Code that draws figures:
----
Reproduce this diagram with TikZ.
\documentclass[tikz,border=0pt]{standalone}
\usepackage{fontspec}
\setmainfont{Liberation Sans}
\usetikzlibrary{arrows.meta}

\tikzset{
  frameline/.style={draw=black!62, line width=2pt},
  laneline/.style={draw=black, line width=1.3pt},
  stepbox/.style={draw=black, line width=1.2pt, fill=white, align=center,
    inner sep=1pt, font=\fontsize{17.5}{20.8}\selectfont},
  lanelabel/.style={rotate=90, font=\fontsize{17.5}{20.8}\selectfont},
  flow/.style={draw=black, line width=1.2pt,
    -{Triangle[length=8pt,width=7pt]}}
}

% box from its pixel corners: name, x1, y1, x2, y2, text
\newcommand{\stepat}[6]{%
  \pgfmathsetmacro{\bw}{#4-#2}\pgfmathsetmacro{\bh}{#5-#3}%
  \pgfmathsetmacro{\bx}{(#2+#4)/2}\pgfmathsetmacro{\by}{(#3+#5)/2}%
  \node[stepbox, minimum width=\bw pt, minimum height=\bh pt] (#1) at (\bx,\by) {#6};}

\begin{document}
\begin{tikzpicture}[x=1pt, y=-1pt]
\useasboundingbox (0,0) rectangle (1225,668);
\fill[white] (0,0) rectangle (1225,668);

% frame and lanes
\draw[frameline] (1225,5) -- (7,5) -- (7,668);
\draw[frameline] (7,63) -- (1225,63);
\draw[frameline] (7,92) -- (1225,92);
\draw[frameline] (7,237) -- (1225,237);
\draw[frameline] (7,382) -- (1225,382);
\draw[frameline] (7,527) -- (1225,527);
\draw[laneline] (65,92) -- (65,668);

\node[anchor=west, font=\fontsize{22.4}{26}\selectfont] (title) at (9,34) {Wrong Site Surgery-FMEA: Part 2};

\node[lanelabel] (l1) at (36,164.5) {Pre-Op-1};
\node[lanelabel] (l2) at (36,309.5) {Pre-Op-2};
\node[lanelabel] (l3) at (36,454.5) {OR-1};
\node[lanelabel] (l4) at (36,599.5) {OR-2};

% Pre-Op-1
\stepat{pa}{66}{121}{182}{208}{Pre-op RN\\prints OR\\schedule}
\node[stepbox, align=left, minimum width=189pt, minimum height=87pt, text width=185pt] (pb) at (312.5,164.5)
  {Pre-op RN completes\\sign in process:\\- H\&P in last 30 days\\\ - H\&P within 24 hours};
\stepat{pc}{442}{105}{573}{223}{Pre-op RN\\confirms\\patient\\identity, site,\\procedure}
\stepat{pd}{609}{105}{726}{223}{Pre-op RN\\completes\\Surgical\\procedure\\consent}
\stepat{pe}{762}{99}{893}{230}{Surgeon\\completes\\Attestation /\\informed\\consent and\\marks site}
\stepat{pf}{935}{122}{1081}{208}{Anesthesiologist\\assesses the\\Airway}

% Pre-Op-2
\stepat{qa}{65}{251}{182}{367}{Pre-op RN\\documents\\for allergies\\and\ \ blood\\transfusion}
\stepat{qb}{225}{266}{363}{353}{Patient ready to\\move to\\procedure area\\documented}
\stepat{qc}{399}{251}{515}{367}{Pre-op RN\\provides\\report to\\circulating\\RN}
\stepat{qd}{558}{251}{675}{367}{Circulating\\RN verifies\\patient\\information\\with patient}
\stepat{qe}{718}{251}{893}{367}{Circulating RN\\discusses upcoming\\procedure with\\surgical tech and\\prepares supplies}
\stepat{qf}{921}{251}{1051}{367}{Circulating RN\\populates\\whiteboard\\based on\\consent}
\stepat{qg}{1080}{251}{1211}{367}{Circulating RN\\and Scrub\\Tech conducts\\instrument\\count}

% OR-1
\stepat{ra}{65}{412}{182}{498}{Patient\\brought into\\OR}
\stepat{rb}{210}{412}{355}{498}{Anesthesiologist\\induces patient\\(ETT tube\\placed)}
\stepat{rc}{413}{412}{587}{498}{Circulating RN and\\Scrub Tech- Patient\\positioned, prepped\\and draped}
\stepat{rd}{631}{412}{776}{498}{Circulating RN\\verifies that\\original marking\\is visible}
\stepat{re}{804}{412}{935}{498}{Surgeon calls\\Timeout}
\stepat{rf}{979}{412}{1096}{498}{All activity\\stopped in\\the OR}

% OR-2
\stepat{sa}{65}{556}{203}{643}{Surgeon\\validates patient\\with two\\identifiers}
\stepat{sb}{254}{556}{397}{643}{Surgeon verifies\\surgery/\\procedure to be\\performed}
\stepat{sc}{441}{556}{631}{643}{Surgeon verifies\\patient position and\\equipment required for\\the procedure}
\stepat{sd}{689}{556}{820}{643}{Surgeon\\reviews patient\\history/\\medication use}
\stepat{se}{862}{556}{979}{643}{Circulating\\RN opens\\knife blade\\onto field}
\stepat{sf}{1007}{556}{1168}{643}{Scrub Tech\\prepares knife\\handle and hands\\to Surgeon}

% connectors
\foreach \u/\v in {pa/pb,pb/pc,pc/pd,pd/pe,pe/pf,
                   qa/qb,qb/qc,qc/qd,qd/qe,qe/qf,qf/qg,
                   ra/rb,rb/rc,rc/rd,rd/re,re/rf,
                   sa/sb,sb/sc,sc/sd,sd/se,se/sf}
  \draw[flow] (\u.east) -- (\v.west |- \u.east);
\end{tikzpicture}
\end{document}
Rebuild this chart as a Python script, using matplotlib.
----
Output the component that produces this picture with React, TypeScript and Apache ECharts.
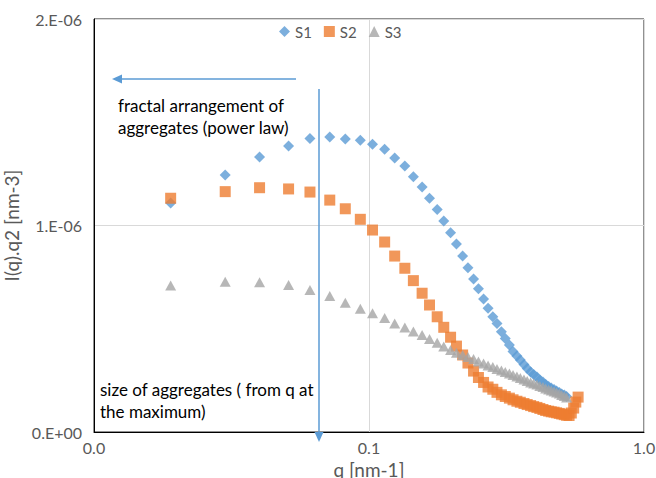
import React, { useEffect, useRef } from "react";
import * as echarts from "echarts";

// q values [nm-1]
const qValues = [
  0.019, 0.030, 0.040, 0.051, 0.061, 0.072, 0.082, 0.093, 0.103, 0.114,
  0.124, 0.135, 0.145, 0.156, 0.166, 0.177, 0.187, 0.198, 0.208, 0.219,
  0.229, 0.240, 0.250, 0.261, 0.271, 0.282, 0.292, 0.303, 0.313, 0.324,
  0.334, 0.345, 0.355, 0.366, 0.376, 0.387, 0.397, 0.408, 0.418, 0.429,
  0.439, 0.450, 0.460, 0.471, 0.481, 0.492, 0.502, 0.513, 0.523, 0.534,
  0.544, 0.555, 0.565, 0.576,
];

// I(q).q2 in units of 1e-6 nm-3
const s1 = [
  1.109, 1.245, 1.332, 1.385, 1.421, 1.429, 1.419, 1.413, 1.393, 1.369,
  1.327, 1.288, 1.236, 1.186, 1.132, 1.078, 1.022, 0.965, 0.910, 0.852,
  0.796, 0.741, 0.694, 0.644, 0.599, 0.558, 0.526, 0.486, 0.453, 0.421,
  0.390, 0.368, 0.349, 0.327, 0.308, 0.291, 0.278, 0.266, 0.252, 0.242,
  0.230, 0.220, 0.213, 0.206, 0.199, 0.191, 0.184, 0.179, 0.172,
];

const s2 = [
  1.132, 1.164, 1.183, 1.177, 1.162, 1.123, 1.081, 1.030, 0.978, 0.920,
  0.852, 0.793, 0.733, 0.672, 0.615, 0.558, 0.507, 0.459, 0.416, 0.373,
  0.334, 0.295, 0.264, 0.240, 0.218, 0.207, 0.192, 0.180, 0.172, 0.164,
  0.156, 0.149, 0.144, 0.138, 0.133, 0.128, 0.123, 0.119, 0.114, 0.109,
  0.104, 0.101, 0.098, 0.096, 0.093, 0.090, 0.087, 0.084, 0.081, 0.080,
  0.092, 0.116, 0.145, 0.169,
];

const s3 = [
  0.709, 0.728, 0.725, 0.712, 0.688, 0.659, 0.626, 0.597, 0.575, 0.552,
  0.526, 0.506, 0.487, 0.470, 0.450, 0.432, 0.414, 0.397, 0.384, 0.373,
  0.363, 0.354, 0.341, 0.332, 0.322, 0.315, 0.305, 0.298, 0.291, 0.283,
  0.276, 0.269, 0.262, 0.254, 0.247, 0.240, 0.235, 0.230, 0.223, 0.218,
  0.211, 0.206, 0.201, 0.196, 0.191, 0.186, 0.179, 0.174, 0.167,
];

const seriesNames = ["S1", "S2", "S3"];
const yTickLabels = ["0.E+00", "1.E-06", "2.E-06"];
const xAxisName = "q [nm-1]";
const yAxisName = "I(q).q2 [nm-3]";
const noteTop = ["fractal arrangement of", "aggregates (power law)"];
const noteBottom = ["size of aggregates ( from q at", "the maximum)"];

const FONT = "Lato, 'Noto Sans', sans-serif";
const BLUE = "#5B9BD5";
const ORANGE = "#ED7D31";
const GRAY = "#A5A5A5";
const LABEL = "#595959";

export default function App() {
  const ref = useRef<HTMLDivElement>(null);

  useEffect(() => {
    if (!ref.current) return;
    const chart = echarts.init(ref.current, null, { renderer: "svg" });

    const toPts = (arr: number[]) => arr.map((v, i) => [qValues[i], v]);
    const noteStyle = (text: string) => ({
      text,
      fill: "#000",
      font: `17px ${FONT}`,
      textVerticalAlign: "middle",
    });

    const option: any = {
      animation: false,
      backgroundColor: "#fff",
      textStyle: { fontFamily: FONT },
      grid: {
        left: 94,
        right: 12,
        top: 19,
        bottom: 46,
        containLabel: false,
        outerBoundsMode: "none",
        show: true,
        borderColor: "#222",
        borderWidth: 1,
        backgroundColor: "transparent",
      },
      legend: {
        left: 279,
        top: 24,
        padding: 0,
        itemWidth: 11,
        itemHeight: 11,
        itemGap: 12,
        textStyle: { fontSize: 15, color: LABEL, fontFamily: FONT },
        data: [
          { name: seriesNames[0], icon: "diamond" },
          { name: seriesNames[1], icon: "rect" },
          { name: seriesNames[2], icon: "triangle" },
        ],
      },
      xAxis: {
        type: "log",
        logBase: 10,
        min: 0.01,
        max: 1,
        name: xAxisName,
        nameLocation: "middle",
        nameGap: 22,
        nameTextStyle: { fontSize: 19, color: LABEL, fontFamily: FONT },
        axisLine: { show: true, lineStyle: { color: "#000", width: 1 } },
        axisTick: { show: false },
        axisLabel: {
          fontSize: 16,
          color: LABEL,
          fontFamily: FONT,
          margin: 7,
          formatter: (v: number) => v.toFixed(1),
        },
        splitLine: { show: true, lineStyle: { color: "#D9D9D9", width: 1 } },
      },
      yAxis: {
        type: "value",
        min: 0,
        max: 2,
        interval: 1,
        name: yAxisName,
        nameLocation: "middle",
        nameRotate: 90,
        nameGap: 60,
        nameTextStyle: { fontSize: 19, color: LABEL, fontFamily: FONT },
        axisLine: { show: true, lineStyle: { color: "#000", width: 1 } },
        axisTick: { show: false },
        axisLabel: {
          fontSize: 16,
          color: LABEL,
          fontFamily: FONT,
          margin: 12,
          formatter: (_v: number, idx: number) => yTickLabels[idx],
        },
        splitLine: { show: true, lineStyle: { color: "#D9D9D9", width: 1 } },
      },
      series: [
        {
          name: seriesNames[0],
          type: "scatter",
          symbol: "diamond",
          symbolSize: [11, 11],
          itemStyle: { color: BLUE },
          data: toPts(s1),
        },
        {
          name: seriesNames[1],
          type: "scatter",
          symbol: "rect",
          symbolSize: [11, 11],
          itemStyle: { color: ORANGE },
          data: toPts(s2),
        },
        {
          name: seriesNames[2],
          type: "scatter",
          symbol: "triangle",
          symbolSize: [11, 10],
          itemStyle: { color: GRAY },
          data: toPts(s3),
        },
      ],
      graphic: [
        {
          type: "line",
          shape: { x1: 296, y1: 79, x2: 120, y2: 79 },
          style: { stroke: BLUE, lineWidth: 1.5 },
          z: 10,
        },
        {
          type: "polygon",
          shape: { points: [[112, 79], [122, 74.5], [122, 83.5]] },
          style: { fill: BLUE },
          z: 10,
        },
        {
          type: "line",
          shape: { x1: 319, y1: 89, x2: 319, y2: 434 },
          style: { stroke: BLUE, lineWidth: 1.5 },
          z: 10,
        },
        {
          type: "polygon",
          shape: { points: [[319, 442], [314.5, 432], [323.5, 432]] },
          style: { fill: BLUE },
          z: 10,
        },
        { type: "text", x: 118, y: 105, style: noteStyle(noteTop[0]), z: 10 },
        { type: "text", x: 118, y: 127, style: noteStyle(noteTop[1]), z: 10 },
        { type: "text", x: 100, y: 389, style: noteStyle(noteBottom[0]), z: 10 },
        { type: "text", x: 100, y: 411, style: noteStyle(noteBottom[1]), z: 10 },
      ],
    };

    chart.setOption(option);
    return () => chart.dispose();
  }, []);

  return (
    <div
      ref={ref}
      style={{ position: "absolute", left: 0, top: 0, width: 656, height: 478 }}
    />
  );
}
----
▶ **DO THIS**:
Repeat only the lines from the one with "Output the component" down to the one with "import * as", word for word and both included, and leave the pictures out.

▶ **THE OUTPUT**:
Output the component that produces this picture with React, TypeScript and Apache ECharts.
import React, { useEffect, useRef } from "react";
import * as echarts from "echarts";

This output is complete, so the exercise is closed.